Living on the Margin

I read something the other morning that challenged me and got me to thinking about how I am approaching the calling God has given me. As I thought about it I realized that in the past I’ve spent a lot of time worshiping my “work.” While it was focused on God, it often became my sole focus and caused me to lose my concentration on the One who called me to His work.

What happens when we lose our focus? We wind up living on the margin of body, soul, and spirit and we get overwhelmed, spent. There is no freedom in the work and we begin to feel all of the resulting burdens and pressure associated with losing our freedom in Jesus. I never really thought about it but just the opposite is true as well. When our concentration is on God and not our work, those burdens are lifted and we are not out there on the margin all alone. Our center is rightly re-established and our freedom in Him is restored. We have no responsibility for the work as our only responsibility is to stay in constant touch with the One who has set the work before us and not allow anything to hinder our cooperating with Him. Oswald Chambers put it this way: The freedom after sanctification is the freedom of a child, the things that used to keep the life pinned down are gone.

Along with stepping back from living on the margin comes the realization that our preconceived notions of what God is doing, what He is preparing us for in His work is not ours to judge.  He puts us where we need to be and expects us to put our total focus on working with Him, not jumping out ahead of Him in the natural, living on the margin all on our own.
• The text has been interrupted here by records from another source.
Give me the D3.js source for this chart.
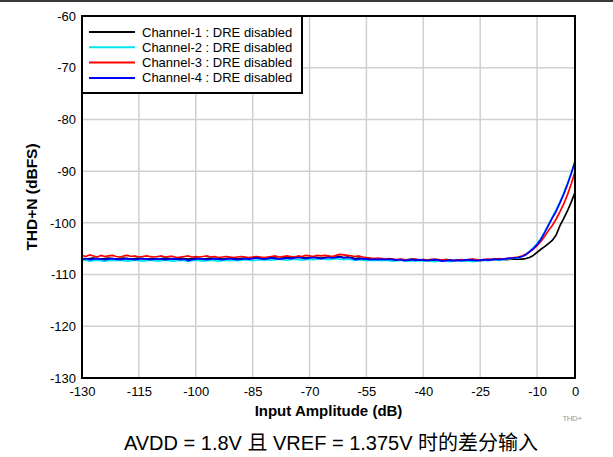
<!DOCTYPE html>
<html><head><meta charset="utf-8">
<script src="https://cdn.jsdelivr.net/npm/d3@7/dist/d3.min.js"></script>
<style>
body{margin:0;background:#fff;}
svg{display:block;font-family:"Liberation Sans",Arial,sans-serif;}
</style></head>
<body><svg id="c" width="613" height="457"></svg>
<script>
// x values: -130 .. 0 dB in 1 dB steps
const xStart = -130, xEnd = 0;
const xTicks = [-130,-115,-100,-85,-70,-55,-40,-25,-10,0];
const yTicks = [-60,-70,-80,-90,-100,-110,-120,-130];
const seriesNames = ["Channel-1 : DRE disabled","Channel-2 : DRE disabled","Channel-3 : DRE disabled","Channel-4 : DRE disabled"];
const seriesColors = ["#000000","#00e5ee","#ff0000","#0000ff"];

const ch1 = [
-106.9,-107.0,-106.9,-106.8,-106.9,-107.0,-106.9,-106.8,-106.9,-107.0,
-106.9,-106.8,-106.9,-107.0,-106.9,-106.8,-106.9,-107.0,-106.9,-106.9,
-107.0,-106.9,-106.8,-106.9,-107.0,-106.9,-106.8,-106.9,-107.0,-106.9,
-106.8,-106.9,-107.0,-106.9,-106.8,-106.9,-106.9,-107.0,-106.9,-106.8,
-106.9,-107.0,-106.9,-106.8,-106.9,-106.8,-106.7,-106.8,-106.9,-106.8,
-106.7,-106.8,-106.9,-106.8,-106.7,-106.8,-106.7,-106.6,-106.7,-106.8,
-106.7,-106.6,-106.7,-106.8,-106.7,-106.6,-106.7,-106.6,-106.5,-106.7,
-106.6,-106.7,-106.9,-106.8,-106.9,-107.0,-106.9,-107.0,-107.1,-107.0,
-107.1,-107.0,-107.1,-107.2,-107.1,-107.2,-107.1,-107.0,-107.1,-107.2,
-107.1,-107.2,-107.1,-107.2,-107.3,-107.2,-107.1,-107.2,-107.3,-107.2,
-107.2,-107.3,-107.2,-107.1,-107.2,-107.3,-107.2,-107.1,-107.1,-107.0,
-107.1,-107.0,-107.1,-107.0,-107.0,
-107.0,-107.0,-106.9,-106.7,-106.3,-105.7,-105.1,-104.6,-104.0,-103.4,-102.4,-100.6,-99.2,-97.7,-96.0,-94.1
];
const ch2 = [
-107.3,-107.2,-107.4,-107.3,-107.2,-107.3,-107.4,-107.3,-107.2,-107.3,
-107.2,-107.3,-107.4,-107.3,-107.2,-107.3,-107.4,-107.3,-107.2,-107.3,
-107.4,-107.3,-107.2,-107.3,-107.4,-107.3,-107.2,-107.3,-107.4,-107.3,
-107.2,-107.3,-107.4,-107.3,-107.2,-107.3,-107.4,-107.3,-107.2,-107.3,
-107.2,-107.3,-107.2,-107.1,-107.2,-107.3,-107.2,-107.1,-107.2,-107.1,
-107.2,-107.1,-107.0,-107.1,-107.2,-107.1,-107.0,-107.1,-107.2,-107.1,
-107.0,-107.1,-107.0,-106.9,-107.0,-107.1,-107.0,-106.9,-107.0,-107.1,
-107.0,-107.1,-107.2,-107.1,-107.2,-107.3,-107.2,-107.3,-107.2,-107.3,
-107.2,-107.3,-107.4,-107.3,-107.2,-107.3,-107.4,-107.3,-107.4,-107.3,
-107.4,-107.3,-107.4,-107.5,-107.4,-107.3,-107.4,-107.5,-107.4,-107.3,
-107.4,-107.3,-107.4,-107.5,-107.4,-107.3,-107.2,-107.3,-107.2,-107.1,
-107.2,-107.1,-107.0,-106.9,-106.8,
-106.8,-106.5,-106.1,-105.5,-104.8,-104.0,-103.0,-101.7,-100.3,-98.9,-97.5,-96.0,-94.3,-92.4,-90.3,-88.0
];
const ch3 = [
-106.3,-106.5,-106.2,-106.4,-106.6,-106.3,-106.5,-106.4,-106.3,-106.5,
-106.6,-106.4,-106.3,-106.5,-106.4,-106.6,-106.5,-106.4,-106.5,-106.6,
-106.5,-106.4,-106.6,-106.5,-106.5,-106.7,-106.6,-106.5,-106.4,-106.6,
-106.5,-106.6,-106.5,-106.4,-106.6,-106.5,-106.7,-106.6,-106.5,-106.6,
-106.7,-106.6,-106.5,-106.6,-106.7,-106.6,-106.5,-106.6,-106.7,-106.6,
-106.5,-106.4,-106.6,-106.5,-106.4,-106.5,-106.6,-106.4,-106.5,-106.3,
-106.4,-106.5,-106.3,-106.4,-106.3,-106.4,-106.5,-106.3,-106.1,-106.2,
-106.3,-106.4,-106.5,-106.4,-106.6,-106.7,-106.8,-106.9,-106.8,-106.9,
-107.0,-106.9,-107.0,-107.1,-107.0,-107.1,-107.2,-107.1,-107.0,-107.2,
-107.1,-107.2,-107.1,-107.0,-107.1,-107.2,-107.1,-107.2,-107.3,-107.2,
-107.1,-107.2,-107.1,-107.0,-107.1,-107.2,-107.1,-107.0,-107.1,-107.0,
-106.9,-107.0,-106.9,-106.8,-106.7,
-106.6,-106.4,-106.1,-105.6,-105.1,-104.4,-103.6,-102.6,-101.5,-100.5,-99.3,-97.9,-96.4,-94.6,-92.5,-90.1
];
const ch4 = [
-107.0,-106.9,-107.1,-107.0,-106.9,-107.0,-107.1,-107.0,-106.9,-107.0,
-107.1,-107.0,-106.9,-107.0,-107.1,-107.0,-106.9,-107.0,-107.1,-107.0,
-106.9,-107.0,-107.1,-107.0,-106.9,-107.0,-107.1,-107.0,-107.3,-107.1,
-107.0,-106.9,-107.0,-107.1,-107.0,-106.9,-107.0,-107.1,-107.0,-106.9,
-107.0,-107.1,-107.0,-106.9,-107.0,-106.9,-106.8,-106.9,-107.0,-106.9,
-106.8,-106.9,-107.0,-106.9,-106.8,-106.9,-106.8,-106.7,-106.8,-106.9,
-106.8,-106.7,-106.8,-106.9,-106.8,-106.7,-106.8,-106.7,-106.6,-106.8,
-106.7,-106.8,-107.1,-107.0,-106.9,-107.0,-107.1,-107.0,-107.1,-107.0,
-107.1,-107.0,-107.1,-107.2,-107.1,-107.3,-107.2,-107.1,-107.2,-107.1,
-107.2,-107.3,-107.2,-107.1,-107.2,-107.4,-107.3,-107.2,-107.3,-107.2,
-107.3,-107.2,-107.1,-107.2,-107.3,-107.2,-107.1,-107.2,-107.1,-107.0,
-107.1,-107.0,-106.9,-106.8,-106.8,
-106.7,-106.5,-106.2,-105.6,-105.0,-104.2,-103.2,-101.9,-100.5,-99.1,-97.8,-96.2,-94.5,-92.6,-90.5,-88.2
];
const series = [ch1, ch2, ch3, ch4];
const xValues = d3.range(xStart, xEnd + 1, 1);

const svg = d3.select("#c");
const m = {l:82, r:575, t:16, b:378};
const x = d3.scaleLinear().domain([-130,0]).range([m.l,m.r]);
const y = d3.scaleLinear().domain([-130,-60]).range([m.b,m.t]);

// top rule
svg.append("rect").attr("x",0).attr("y",0).attr("width",613).attr("height",2).attr("fill","#3a3a3a");

// grid
const g = svg.append("g");
g.selectAll("line.vx").data(xTicks).join("line")
  .attr("x1",d=>x(d)).attr("x2",d=>x(d)).attr("y1",m.t).attr("y2",m.b)
  .attr("stroke","#d0d0d0").attr("stroke-width",1.5);
g.selectAll("line.hy").data(yTicks).join("line")
  .attr("y1",d=>y(d)).attr("y2",d=>y(d)).attr("x1",m.l).attr("x2",m.r)
  .attr("stroke","#d0d0d0").attr("stroke-width",1.5);

// axes labels via d3 axes
const xAxis = d3.axisBottom(x).tickValues(xTicks).tickSize(0).tickPadding(9).tickFormat(d=>d);
const yAxis = d3.axisLeft(y).tickValues(yTicks).tickSize(0).tickPadding(6).tickFormat(d=>d);
const xa = svg.append("g").attr("transform",`translate(0,${m.b})`).call(xAxis);
const ya = svg.append("g").attr("transform",`translate(${m.l},0)`).call(yAxis);
[xa,ya].forEach(a=>{a.select(".domain").remove();a.selectAll("text").attr("font-size",13).attr("fill","#000").attr("font-family","Liberation Sans, Arial, sans-serif");});

// lines
const line = d3.line().x((d,i)=>x(xValues[i])).y(d=>y(d));
series.forEach((s,i)=>{
  svg.append("path").datum(s).attr("d",line).attr("fill","none")
    .attr("stroke",seriesColors[i]).attr("stroke-width",1.7).attr("stroke-linejoin","round");
});

// frame
svg.append("rect").attr("x",m.l).attr("y",m.t).attr("width",m.r-m.l).attr("height",m.b-m.t)
  .attr("fill","none").attr("stroke","#000").attr("stroke-width",2);

// legend
const lg = svg.append("g");
lg.append("rect").attr("x",m.l).attr("y",m.t).attr("width",220).attr("height",77)
  .attr("fill","#fff").attr("stroke","#000").attr("stroke-width",2);
seriesNames.forEach((n,i)=>{
  const yy = 32 + i*15.3;
  lg.append("line").attr("x1",89).attr("x2",135).attr("y1",yy).attr("y2",yy)
    .attr("stroke",seriesColors[i]).attr("stroke-width",2);
  lg.append("text").attr("x",142).attr("y",yy+4.5).attr("font-size",13).text(n);
});

// axis titles
svg.append("text").attr("x",(m.l+m.r)/2).attr("y",416).attr("text-anchor","middle")
  .attr("font-size",15).attr("font-weight","bold").text("Input Amplitude (dB)");
svg.append("text").attr("transform",`translate(37,${(m.t+m.b)/2}) rotate(-90)`).attr("text-anchor","middle")
  .attr("font-size",15.5).attr("font-weight","bold").text("THD+N (dBFS)");
svg.append("text").attr("x",572).attr("y",421).attr("text-anchor","middle")
  .attr("font-size",8).attr("fill","#999").attr("letter-spacing","-0.5").text("THD+");

// caption
svg.append("text").attr("x",331).attr("y",450).attr("text-anchor","middle")
  .attr("font-size",20).attr("font-family","Liberation Sans, 'Noto Sans CJK SC', sans-serif")
  .text("AVDD = 1.8V 且 VREF = 1.375V 时的差分输入");
</script></body></html>
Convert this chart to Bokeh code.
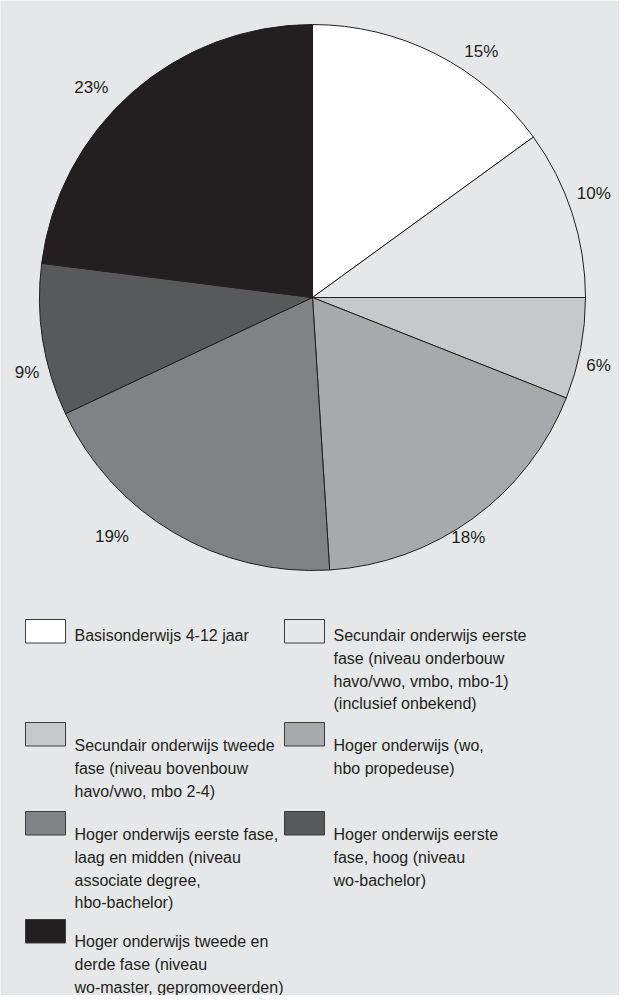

He is engineering everything in our life in accordance with the plan He has established for us, the plan for each member of His bride that He revealed in His Word.

Rom 8:28-29 And we know that all things work together for good to them that love God, to them who are the called according to his purpose. 29 For whom he did foreknow, he also did predestinate to be conformed to the image of his Son, that he might be the firstborn among many brethren.

When we step back from working for God on our own we are freed from living and working on the margin and realize that that freedom is for one thing only; to be totally devoted to the One that has called us to co-labor with Him:

1 Cor 3:9 For we are laborers together with God: ye are God’s husbandry, ye are God’s building.